WADE GOODWYN, HOST:
This is WEEKEND EDITION from NPR News. I'm Wade Goodwyn. Scott Simon is away. It's been four days since a ferry capsized off the coast of South Korea. Two hundred and seventy passengers are missing, most are high school students. After days of rough seas, divers have finally made it inside the submerged ship. NPR's Anthony Kuhn was with family members this morning and joins us now from the capital, Seoul. Good morning, Anthony.
ANTHONY KUHN, BYLINE: Hello there, Wade.
GOODWYN: Divers are inside the ship. What have they found?
KUHN: Divers finally managed to get into the passenger decks of the ship. And they saw through a window three bodies, but they were unable to actually get in and recover those bodies. They did not find any survivors yet, but they've been trying very hard all week to get in there. They've been dealing with next to zero visibility, very strong currents. Also, they've been trying to pump air into that ship in the hopes that there are some survivors hanging on in air pockets. And because of that, they've got cranes on the scene, but they haven't tried to lift the ferry out of the water yet for fear that it'll further endanger those survivors.
GOODWYN: Police have arrested the ship's captain and several crew members. What are the charges?
KUHN: The charges against the captain are negligence. They're saying that he abandoned the passengers when they needed them. And a lot of people in this country are angry that the captain apparently jumped ship himself while telling the passengers, these high school students, on the boat to stay put and await help. Now the prosecutors say that at the time of the accident, the captain was actually not on the bridge of the ferry. The person taking the wheel was the third mate, who had never navigated some tricky waters where there are a lot of coastal areas and islands. And this was a very young and inexperienced third mate.
GOODWYN: The vice principal of the high school where most of the passengers were from committed suicide. He was one of the survivors?
KUHN: That's right. As if things weren't bad enough, outside the gymnasium where the parents were waiting for news of their children, they found the vice principal of the school hanging from a tree by his own belt. And on him, they found a suicide note, which said that he just could not stand to go on living to have been saved from the ferry when a lot of his students were missing and feared dead. Now this is a high school that's outside Seoul. It's a middle-class neighborhood, and all of these students were from the second year.
They were sophomores at this high school. They were on a four-day field trip to Jeju Island, which is a scenic spot off the country's south coast. And, I have to say, there's a lot of anger directed at that school. Some of the parents feel that the school did not look out adequately for the kids' safety.
GOODWYN: You managed to talk to a few of the families this morning.
KUHN: That's right. I was there at the port. And, you know, the parents after, you know, four days of waiting, a lot of them are just so heartbroken and so exhausted, they cannot speak to us. A lot of the time, we've been speaking with extended family members - aunts, uncles and cousins who have come down there to help out the families. Again, today, we saw these families making some very strong demands on their own government - the national government, the president of the country. A lot of them felt the media were not doing a good job, not reporting fast enough or accurately enough.

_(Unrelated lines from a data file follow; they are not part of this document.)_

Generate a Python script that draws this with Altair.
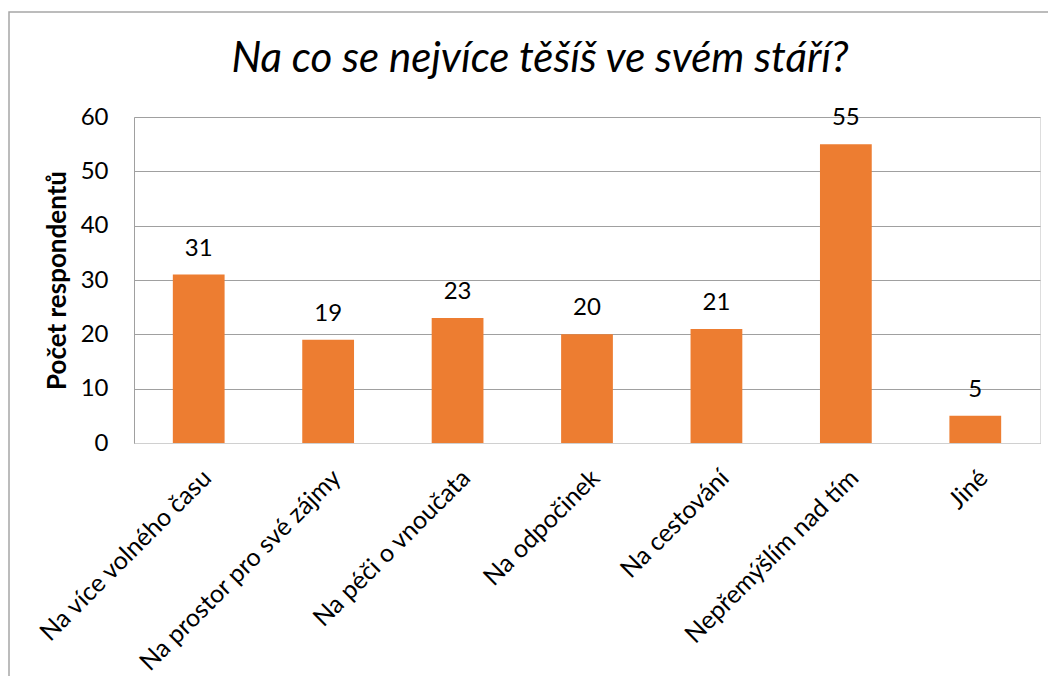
import altair as alt
import pandas as pd

categories = ["Na více volného času", "Na prostor pro své zájmy", "Na péči o vnoučata",
              "Na odpočinek", "Na cestování", "Nepřemýšlím nad tím", "Jiné"]
values = [31, 19, 23, 20, 21, 55, 5]

df = pd.DataFrame({"kategorie": categories, "pocet": values})

FONT = "Lato"

x = alt.X("kategorie:N", sort=categories, title=None,
          scale=alt.Scale(paddingInner=0.6, paddingOuter=0.3),
          axis=alt.Axis(labelAngle=-45, labelFontSize=25, labelFont=FONT, labelColor="#000000",
                        ticks=False, domainColor="#d0d0d0", labelPadding=22, labelLimit=400))
y = alt.Y("pocet:Q", title="Počet respondentů",
          scale=alt.Scale(domain=[0, 60]),
          axis=alt.Axis(values=[0, 10, 20, 30, 40, 50, 60], labelFontSize=24, labelFont=FONT,
                        labelColor="#000000", ticks=False, labelPadding=26,
                        domainColor="#a0a0a0", gridColor="#a0a0a0", grid=True,
                        titleFont=FONT, titleFontSize=26, titleFontWeight="bold",
                        titleColor="#000000", titlePadding=10))

bars = alt.Chart(df).mark_bar(color="#ED7D31").encode(x=x, y=y)
labels = alt.Chart(df).mark_text(baseline="bottom", dy=-14, fontSize=24, font=FONT,
                                 color="#000000").encode(
    x=alt.X("kategorie:N", sort=categories),
    y="pocet:Q", text="pocet:Q")

frame = alt.Chart(pd.DataFrame({"a": [0]})).mark_rect(
    fill=None, stroke="#a6a6a6", strokeWidth=1.5, clip=False).encode(
    x=alt.value(-125), x2=alt.value(916), y=alt.value(-105), y2=alt.value(620))

chart = alt.layer(frame, bars, labels).properties(
    width=906, height=326,
    autosize=alt.AutoSizeParams(type="none"),
    padding={"left": 126, "top": 109, "right": 8, "bottom": 233},
    title=alt.TitleParams("Na co se nejvíce těšíš ve svém stáří?", font=FONT, fontSize=42,
                          fontStyle="italic", fontWeight="normal", color="#000000",
                          anchor="middle", dx=-47, offset=-70)
).configure_view(stroke=None).configure(background="white")

chart.save("out.html", embed_options={"renderer": "svg", "actions": False})
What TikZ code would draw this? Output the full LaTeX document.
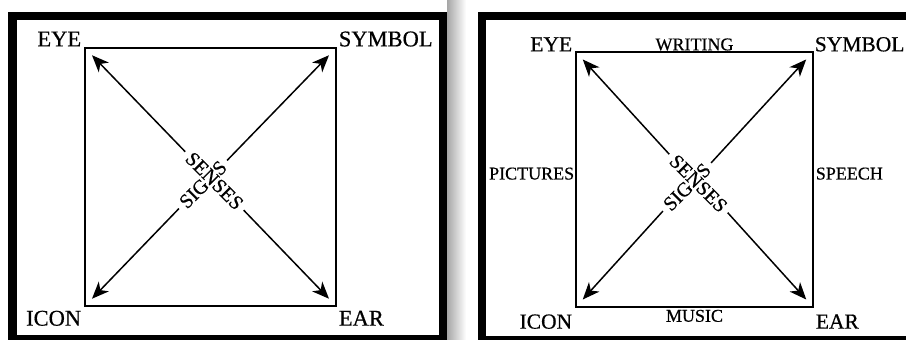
\documentclass[tikz,border=0pt]{standalone}
\usepackage{fontspec}
\setmainfont{Liberation Serif}[UprightFeatures={FakeBold=0.6}]
\usetikzlibrary{arrows.meta,positioning,calc}

\begin{document}
\begin{tikzpicture}[x=1pt, y=1pt,
      frame/.style={line width=8.5pt},
      sq/.style={draw, line width=1.3pt, inner sep=0pt},
      corner/.style={font=\fontsize{22.5}{22.5}\selectfont, inner sep=0pt},
      cornerR/.style={font=\fontsize{21.5}{21.5}\selectfont, inner sep=0pt},
      side/.style={font=\fontsize{18}{18}\selectfont, inner sep=0pt},
      mid/.style={font=\fontsize{20}{20}\selectfont, inner sep=5pt},
      arr/.style={-{Stealth[length=17pt,width=14pt,inset=5pt]}, line width=1.5pt, shorten >=11pt}
    ]
    \useasboundingbox (0,0) rectangle (906,340);
    \clip (0,0) rectangle (906,340);
    % frames and shadow between them
    \shade[left color=gray!70, right color=white] (447,0) rectangle (466,340);
    \draw[frame] (12.5,1) rectangle (443,324);
    \draw[frame] (482,-0.5) rectangle (916,324);
    % LEFT: square, corners, crossing arrows
    \node[sq, minimum width=251pt, minimum height=258pt] (sqL) at (210.5,163) {};
    \node[corner, anchor=base east, xshift=-3pt, yshift=1pt] at (sqL.north west) {EYE};
    \node[corner, anchor=base west, xshift=2pt, yshift=1pt] at (sqL.north east) {SYMBOL};
    \node[corner, anchor=base east, xshift=-3pt, yshift=-19pt] at (sqL.south west) {ICON};
    \node[corner, anchor=base west, xshift=2pt, yshift=-19pt] at (sqL.south east) {EAR};
    \node[mid, rotate=-45] (sensesL) at ($(sqL.center)+(-45:5.6pt)$) {SENSES};
    \node[mid, rotate=45] (signsL) at ($(sqL.center)+(225:10.6pt)$) {SIG\phantom{N}S};
    \draw[arr] (sensesL.west) -- (sqL.north west);
    \draw[arr] (sensesL.east) -- (sqL.south east);
    \draw[arr] (signsL.west) -- (sqL.south west);
    \draw[arr] (signsL.east) -- (sqL.north east);
    % RIGHT: same square with the four sides named
    \node[sq, minimum width=237pt, minimum height=255pt] (sqR) at (694.5,160.5) {};
    \node[cornerR, anchor=base east, xshift=-3pt] at (sqR.north west) {EYE};
    \node[cornerR, anchor=base west, xshift=1pt] at (sqR.north east) {SYMBOL};
    \node[cornerR, anchor=base east, xshift=-3pt, yshift=-21pt] at (sqR.south west) {ICON};
    \node[cornerR, anchor=base west, xshift=2pt, yshift=-21pt] at (sqR.south east) {EAR};
    \node[side, anchor=base, yshift=1pt] at (sqR.north) {WRITING};
    \node[side, anchor=north, yshift=-2pt] at (sqR.south) {MUSIC};
    \node[side, anchor=base east, xshift=-1pt] at (sqR.west) {PICTURES};
    \node[side, anchor=base west, xshift=2pt] at (sqR.east) {SPEECH};
    \node[mid, rotate=-45] (sensesR) at ($(sqR.center)+(-45:5.6pt)$) {SENSES};
    \node[mid, rotate=45] (signsR) at ($(sqR.center)+(225:10.6pt)$) {SIG\phantom{N}S};
    \draw[arr] (sensesR.west) -- (sqR.north west);
    \draw[arr] (sensesR.east) -- (sqR.south east);
    \draw[arr] (signsR.west) -- (sqR.south west);
    \draw[arr] (signsR.east) -- (sqR.north east);
  \end{tikzpicture}
\end{document}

And I suppose in a situation like this, any people would ask a lot of the government, but this a country that, during the Cold War, was under military rule. And there still seems to be a lot of distrust, a lot of leftover lack of confidence. And that has come out in their demands on the government and demands that the government try harder, do anything and everything possible to save possible survivors.
GOODWYN: NPR's Anthony Kuhn speaking to us from Seoul, South Korea. Anthony, thanks so much.